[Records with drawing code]
************
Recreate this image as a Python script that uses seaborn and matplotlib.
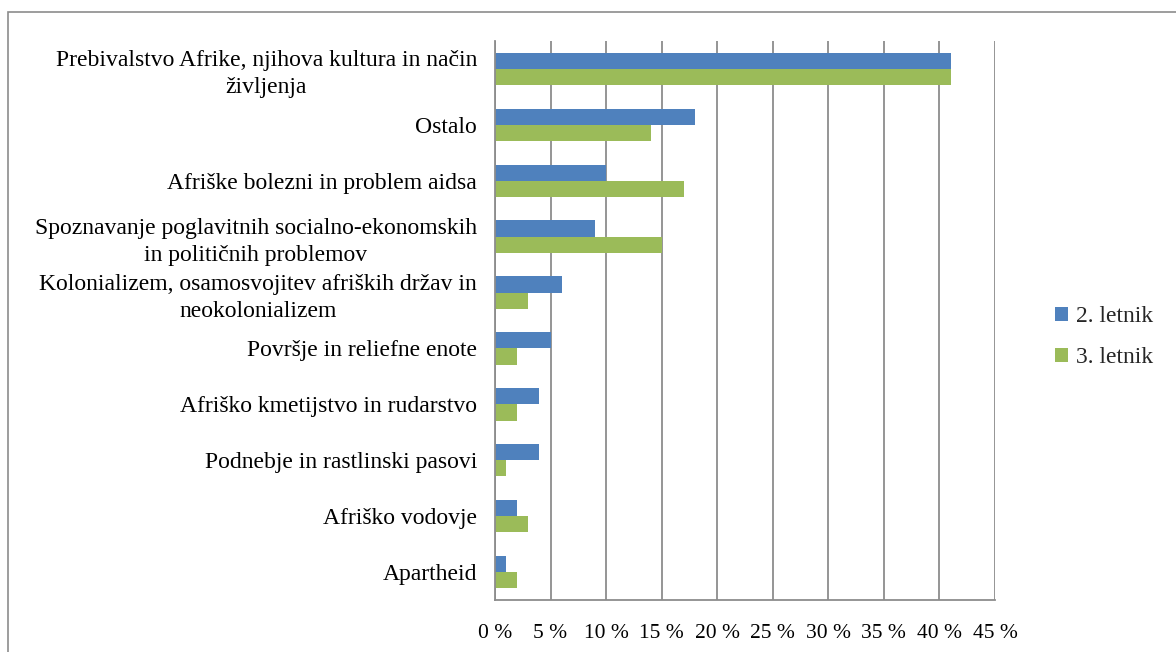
import numpy as np
import pandas as pd
import matplotlib
matplotlib.use("Agg")
import matplotlib.pyplot as plt
import seaborn as sns
from matplotlib.patches import Rectangle
from matplotlib.ticker import FixedLocator

categories = [
    "Prebivalstvo Afrike, njihova kultura in način\nživljenja",
    "Ostalo",
    "Afriške bolezni in problem aidsa",
    "Spoznavanje poglavitnih socialno-ekonomskih\nin političnih problemov",
    "Kolonializem, osamosvojitev afriških držav in\nneokolonializem",
    "Površje in reliefne enote",
    "Afriško kmetijstvo in rudarstvo",
    "Podnebje in rastlinski pasovi",
    "Afriško vodovje",
    "Apartheid",
]
letnik_2 = [41, 18, 10, 9, 6, 5, 4, 4, 2, 1]
letnik_3 = [41, 14, 17, 15, 3, 2, 2, 1, 3, 2]
series_names = ["2. letnik", "3. letnik"]
x_ticks = [0, 5, 10, 15, 20, 25, 30, 35, 40, 45]

df = pd.DataFrame({
    "kategorija": categories * 2,
    "delez": letnik_2 + letnik_3,
    "serija": [series_names[0]] * len(categories) + [series_names[1]] * len(categories),
})

sns.set_theme(style="white")
plt.rcParams["font.family"] = ["Liberation Serif", "DejaVu Serif"]

fig = plt.figure(figsize=(11.76, 6.52), dpi=100)
ax = fig.add_axes([495 / 1176, 1 - 600 / 652, 500 / 1176, (600 - 41) / 652])

# outer frame like the Excel chart border
fig.patches.append(Rectangle((8 / 1176, -0.01), 1.0, 1 - 12 / 652 + 0.01,
                             transform=fig.transFigure, fill=False,
                             edgecolor="#8c8c8c", linewidth=1.2))

sns.barplot(data=df, y="kategorija", x="delez", hue="serija", orient="h",
            palette=["#4F81BD", "#9BBB59"], width=0.58, saturation=1,
            edgecolor="none", ax=ax)

ax.set_xlim(0, 45)
ax.set_ylim(len(categories) - 0.5, -0.5)
ax.set_xticks(x_ticks)
ax.set_xticklabels([f"{t} %" for t in x_ticks], fontsize=15.5, color="black")
ax.xaxis.grid(True, color="#8c8c8c", linewidth=1.3)
ax.yaxis.grid(False)
ax.set_axisbelow(True)
ax.set_xlabel("")
ax.set_ylabel("")

for lbl in ax.get_yticklabels():
    lbl.set_multialignment("center")
    lbl.set_fontsize(17)
    lbl.set_color("black")
    lbl.set_linespacing(1.35)
ax.tick_params(axis="y", which="major", length=0, pad=13)
ax.yaxis.set_minor_locator(FixedLocator(np.arange(-0.5, len(categories), 1.0)))
ax.tick_params(axis="y", which="minor", length=6, width=1.3, color="#8c8c8c", direction="out")
ax.tick_params(axis="x", which="major", length=6, width=1.3, color="#8c8c8c", direction="out", pad=11)

for side in ["top", "right"]:
    ax.spines[side].set_visible(False)
for side in ["left", "bottom"]:
    ax.spines[side].set_color("#8c8c8c")
    ax.spines[side].set_linewidth(1.3)

ax.legend(loc="center left", bbox_to_anchor=(1.12, 0.47), frameon=False,
          fontsize=17, handlelength=0.55, handleheight=0.55, handletextpad=0.35,
          labelspacing=0.85, borderaxespad=0, borderpad=0)

fig.savefig("out.png", dpi=100)
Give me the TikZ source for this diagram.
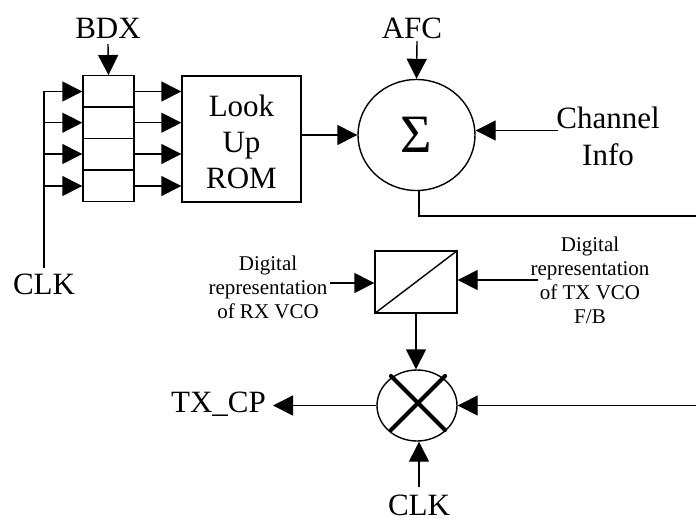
\documentclass[tikz,border=0pt]{standalone}
\usepackage{fontspec}
\setmainfont{Liberation Serif}
\usetikzlibrary{arrows.meta,shapes.geometric}
\tikzset{
  block/.style={draw=black, line width=1.4pt, inner sep=0pt, align=center},
  cell/.style={block, minimum width=51pt, minimum height=31.5pt},
  biglabel/.style={inner sep=0pt, align=center, font=\fontsize{31}{36}\selectfont},
  smalllabel/.style={inner sep=0pt, align=center, font=\fontsize{21}{24}\selectfont},
  oval/.style={ellipse, draw=black, line width=1.4pt, inner sep=0pt},
  arrow/.style={-{Triangle[length=20pt,width=20pt]}, line width=1.4pt},
  plain/.style={line width=1.4pt},
  cross/.style={line width=4.2pt, line cap=round}
}
\begin{document}
\begin{tikzpicture}[x=1pt, y=-1pt]
\useasboundingbox (0,0) rectangle (696,523);
% shift register and rom
\node[biglabel] (bdx) at (108,28) {BDX};
\node[cell] (cell1) at (108.5,91.5) {};
\node[cell] (cell2) at (108.5,122.7) {};
\node[cell] (cell3) at (108.5,154) {};
\node[cell] (cell4) at (108.5,186) {};
\node[block, minimum width=119pt, minimum height=126pt] (rom) at (241.5,139) {};
\node[biglabel] (romtext) at (241.5,142) {Look\\Up\\ROM};
\node[biglabel] (clka) at (44,284) {CLK};
\coordinate (bus) at (44,268);
\coordinate (bdxend) at (108,44);
\foreach \i in {1,2,3,4} {
  \draw[arrow] (bus) |- (cell\i.west);
  \draw[arrow] (cell\i.east) -- (cell\i.east -| rom.west);
}
\draw[arrow] (bdxend) -- (cell1.north);
% summing junction
\node[oval, minimum width=117pt, minimum height=111pt, font=\fontsize{54}{54}\selectfont] (sum) at (416.5,135) {\raisebox{-5pt}{Σ}};
\node[biglabel] (afc) at (412,28) {AFC};
\node[biglabel, font=\fontsize{31}{37}\selectfont] (chan) at (608,136) {Channel\\Info};
\coordinate (chanend) at (558,130.5);
\coordinate (afcend) at (417,41);
\coordinate (turn) at (419,216);
\coordinate (feed) at (696,216);
\draw[arrow] (rom.east |- sum.west) -- (sum.west);
\draw[arrow] (afcend) -- (sum.north);
\draw[arrow] (chanend) -- (chanend -| sum.east);
\draw[plain] (turn |- sum.south) -- (turn) -- (feed);
% converter
\node[block, minimum width=82pt, minimum height=62pt] (conv) at (416,282) {};
\draw[line width=1.4pt] (conv.south west) -- (conv.north east);
\node[smalllabel] (rxlab) at (268,287) {Digital\\representation\\of RX VCO};
\node[smalllabel] (txlab) at (590,280) {Digital\\representation\\of TX VCO\\F/B};
\coordinate (txend) at (538,280);
\coordinate (rxend) at (330,283);
\draw[arrow] (rxend) -- (conv.west |- rxend);
\draw[arrow] (txend) -- (conv.east |- txend);
% mixer
\node[oval, minimum width=80pt, minimum height=71pt] (mix) at (417,405.5) {};
\draw[cross] (391,376) -- (445,430);
\draw[cross] (445,376) -- (391,430);
\node[biglabel] (txcp) at (218.5,404) {TX\_CP};
\node[biglabel] (clkb) at (419,505) {CLK};
\coordinate (fedin) at (696,405.5);
\coordinate (clkend) at (419,487);
\coordinate (txtip) at (273,405.5);
\draw[arrow] (conv.south) -- (conv.south |- mix.north);
\draw[arrow] (fedin) -- (mix.east);
\draw[arrow] (clkend) -- (clkend |- mix.south);
\draw[arrow] (mix.west) -- (txtip);
\end{tikzpicture}
\end{document}
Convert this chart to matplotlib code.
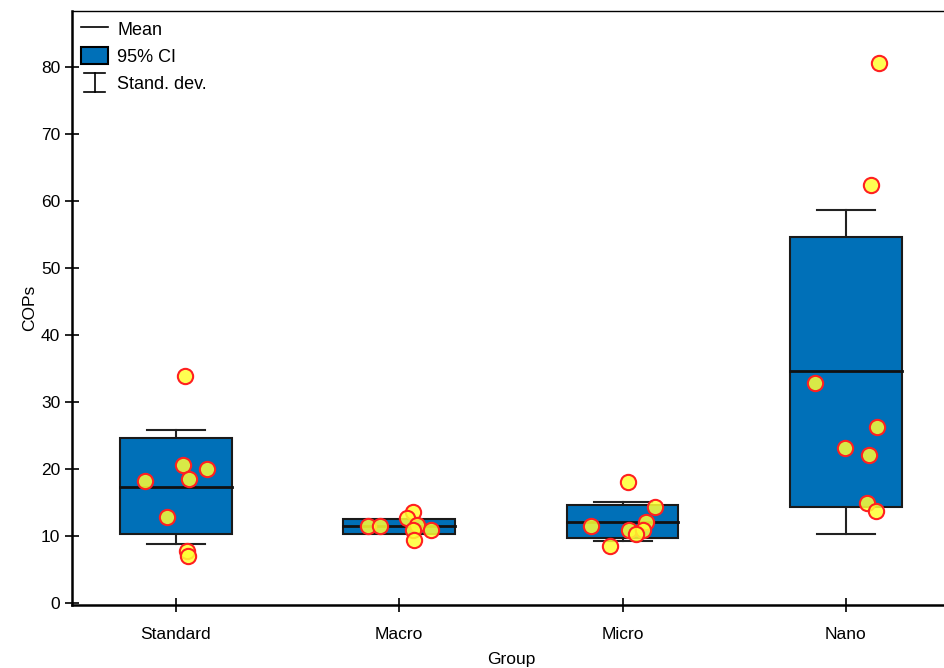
import numpy as np
import matplotlib.pyplot as plt
from matplotlib.lines import Line2D
from matplotlib.patches import Patch
from matplotlib.legend_handler import HandlerBase

plt.rcParams['font.family'] = ['Liberation Sans', 'DejaVu Sans']

# datos
grupos = ['Standard', 'Macro', 'Micro', 'Nano']
medias = [17.4, 11.5, 12.1, 34.6]
ic_inf = [10.3, 10.4, 9.7, 14.3]
ic_sup = [24.6, 12.5, 14.6, 54.6]
de_inf = [8.8, 10.6, 9.3, 10.3]
de_sup = [25.8, 12.4, 15.1, 58.7]

standard_vals = [33.9, 20.6, 20.1, 18.5, 18.2, 12.8, 7.8, 7.0]
standard_jit = [0.04, 0.03, 0.14, 0.06, -0.14, -0.04, 0.05, 0.055]
macro_vals = [11.5, 11.5, 13.6, 12.7, 11.6, 10.9, 9.4, 10.9]
macro_jit = [-0.14, -0.085, 0.063, 0.036, 0.08, 0.06, 0.068, 0.144]
micro_vals = [18.1, 14.3, 12.1, 11.5, 11.0, 10.9, 10.4, 8.5]
micro_jit = [0.023, 0.144, 0.104, -0.14, 0.03, 0.09, 0.06, -0.054]
nano_vals = [80.7, 62.5, 32.8, 26.3, 23.1, 22.1, 14.9, 13.7]
nano_jit = [0.149, 0.113, -0.14, 0.14, -0.005, 0.104, 0.095, 0.135]

puntos = [standard_vals, macro_vals, micro_vals, nano_vals]
jitter = [standard_jit, macro_jit, micro_jit, nano_jit]

azul = '#0070b8'
ancho = 0.5
ancho_cap = 0.26


class DE:
    pass


class HandlerDE(HandlerBase):
    # simbolo en forma de I para la desviacion estandar
    def create_artists(self, legend, orig_handle, xdescent, ydescent,
                       width, height, fontsize, trans):
        cx = width / 2 - xdescent
        h = height * 1.1
        y0 = -ydescent + height / 2 - h / 2
        y1 = y0 + h
        w = width * 0.75
        lines = [Line2D([cx, cx], [y0, y1], color='black', lw=1.2),
                 Line2D([cx - w / 2, cx + w / 2], [y0, y0], color='black', lw=1.2),
                 Line2D([cx - w / 2, cx + w / 2], [y1, y1], color='black', lw=1.2)]
        for l in lines:
            l.set_transform(trans)
        return lines


fig = plt.figure(figsize=(9.45, 6.68), dpi=100)
ax = fig.add_axes([0.0762, 0.094, 0.93, 0.8895])

x = np.arange(len(grupos))
for i in range(len(grupos)):
    # desviacion estandar
    ax.plot([x[i], x[i]], [de_inf[i], de_sup[i]], color='#222222', lw=1.5, zorder=1)
    ax.plot([x[i] - ancho_cap / 2, x[i] + ancho_cap / 2], [de_inf[i], de_inf[i]], color='#222222', lw=1.5, zorder=1)
    ax.plot([x[i] - ancho_cap / 2, x[i] + ancho_cap / 2], [de_sup[i], de_sup[i]], color='#222222', lw=1.5, zorder=1)
    # intervalo de confianza
    ax.bar(x[i], ic_sup[i] - ic_inf[i], bottom=ic_inf[i], width=ancho,
           color=azul, edgecolor='#1a1a1a', linewidth=1.5, zorder=2)
    # media
    ax.plot([x[i] - ancho / 2, x[i] + ancho / 2], [medias[i], medias[i]], color='#111111', lw=2, zorder=3)
    # puntos
    ax.plot(x[i] + np.array(jitter[i]), puntos[i], 'o', ms=11,
            markerfacecolor=(1, 1, 0.2, 0.85), markeredgecolor='#ff2020',
            markeredgewidth=1.5, zorder=4)

ax.set_xlim(-0.465, 3.47)
ax.set_ylim(-0.3, 88.4)
ax.set_xticks(x)
ax.set_xticklabels(grupos)
ax.set_yticks(np.arange(0, 81, 10))
ax.tick_params(direction='inout', length=10, width=1.2, labelsize=12.5)
ax.tick_params(axis='x', pad=11)
ax.set_xlabel('Group', fontsize=12.5, labelpad=7)
ax.set_ylabel('COPs', fontsize=12.5, labelpad=3)
for s in ['left', 'bottom']:
    ax.spines[s].set_linewidth(1.8)
for s in ['top', 'right']:
    ax.spines[s].set_linewidth(1.0)

h_media = Line2D([], [], color='black', lw=1.2)
h_ic = Patch(facecolor=azul, edgecolor='black', linewidth=1.5)
ax.legend([h_media, h_ic, DE()], ['Mean', '95% CI', 'Stand. dev.'], loc='upper left',
          frameon=False, fontsize=13, handlelength=1.5, handleheight=1.1,
          handletextpad=0.5, labelspacing=0.45, borderaxespad=0.1,
          handler_map={DE: HandlerDE()})

fig.savefig('out.png', dpi=100)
************
» Work to complete
Copy exactly the stretch of lines that starts at the line holding "Convert this chart to matplotlib code." and ends at the line holding "ax = fig.add_axes([0.0762, 0.094, 0.93, 0.8895])". Drop the pictures.

» Written solution
Convert this chart to matplotlib code.
import numpy as np
import matplotlib.pyplot as plt
from matplotlib.lines import Line2D
from matplotlib.patches import Patch
from matplotlib.legend_handler import HandlerBase

plt.rcParams['font.family'] = ['Liberation Sans', 'DejaVu Sans']

# datos
grupos = ['Standard', 'Macro', 'Micro', 'Nano']
medias = [17.4, 11.5, 12.1, 34.6]
ic_inf = [10.3, 10.4, 9.7, 14.3]
ic_sup = [24.6, 12.5, 14.6, 54.6]
de_inf = [8.8, 10.6, 9.3, 10.3]
de_sup = [25.8, 12.4, 15.1, 58.7]

standard_vals = [33.9, 20.6, 20.1, 18.5, 18.2, 12.8, 7.8, 7.0]
standard_jit = [0.04, 0.03, 0.14, 0.06, -0.14, -0.04, 0.05, 0.055]
macro_vals = [11.5, 11.5, 13.6, 12.7, 11.6, 10.9, 9.4, 10.9]
macro_jit = [-0.14, -0.085, 0.063, 0.036, 0.08, 0.06, 0.068, 0.144]
micro_vals = [18.1, 14.3, 12.1, 11.5, 11.0, 10.9, 10.4, 8.5]
micro_jit = [0.023, 0.144, 0.104, -0.14, 0.03, 0.09, 0.06, -0.054]
nano_vals = [80.7, 62.5, 32.8, 26.3, 23.1, 22.1, 14.9, 13.7]
nano_jit = [0.149, 0.113, -0.14, 0.14, -0.005, 0.104, 0.095, 0.135]

puntos = [standard_vals, macro_vals, micro_vals, nano_vals]
jitter = [standard_jit, macro_jit, micro_jit, nano_jit]

azul = '#0070b8'
ancho = 0.5
ancho_cap = 0.26


class DE:
    pass


class HandlerDE(HandlerBase):
    # simbolo en forma de I para la desviacion estandar
    def create_artists(self, legend, orig_handle, xdescent, ydescent,
                       width, height, fontsize, trans):
        cx = width / 2 - xdescent
        h = height * 1.1
        y0 = -ydescent + height / 2 - h / 2
        y1 = y0 + h
        w = width * 0.75
        lines = [Line2D([cx, cx], [y0, y1], color='black', lw=1.2),
                 Line2D([cx - w / 2, cx + w / 2], [y0, y0], color='black', lw=1.2),
                 Line2D([cx - w / 2, cx + w / 2], [y1, y1], color='black', lw=1.2)]
        for l in lines:
            l.set_transform(trans)
        return lines


fig = plt.figure(figsize=(9.45, 6.68), dpi=100)
ax = fig.add_axes([0.0762, 0.094, 0.93, 0.8895])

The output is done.